First off, don’t buy a hybrid vehicle. Currently, they’re only economically feasible through hefty government subsidies, which means I’m helping you buy that Prius or Insight, and I’d rather not, thank you very much. Further, the long-term environmental costs of those batteries — both in the manufacture and ultimate disposal — are very high. Leave the hybrids to the early-adapters, the pious, the sanctimonious, and the professional environmentalists for now, until the real costs have been brought down and more of the bugs worked out.
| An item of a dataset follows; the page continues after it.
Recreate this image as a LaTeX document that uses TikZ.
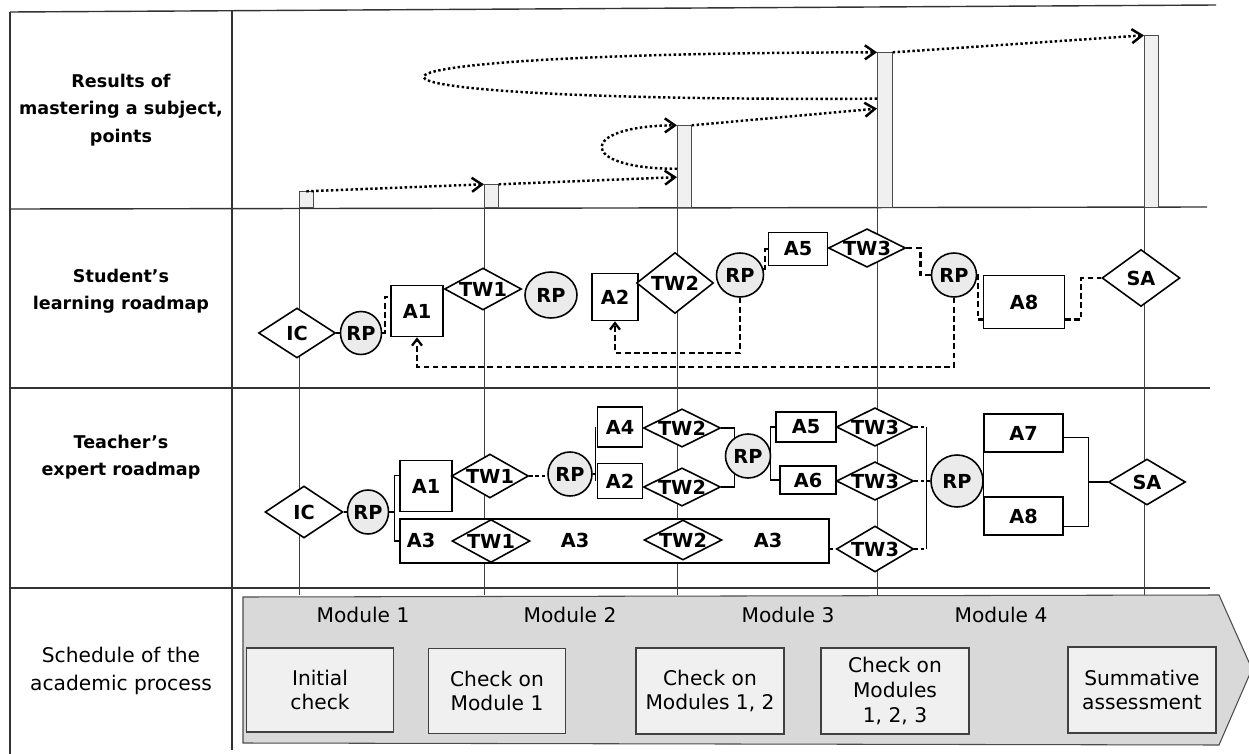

Next, don’t recycle paper. As many people have pointed out (Penn and Teller the most entertainingly), recycled paper is actually considerably WORSE for the environment than “virgin” paper. The chemicals involved in treating used paper are far more noxious than those in making new paper, and further, paper companies plant more trees every year than they cut down — it’s simply a matter of enlightened self-interest.

Also, get Ted Kennedy out of office. In Massachusetts, a company (Cape Wind) wanted to build windmills in the ocean a ways off Cape Cod. But the bloated sot and a bunch of his gazillionaire elitist asshole buddies thought the windmills might somehow blight their view from their beachfront mansions. So they killed the project. (Maybe Teddy heard that the windmills were going to be made out of recycled Oldsmobiles or something.)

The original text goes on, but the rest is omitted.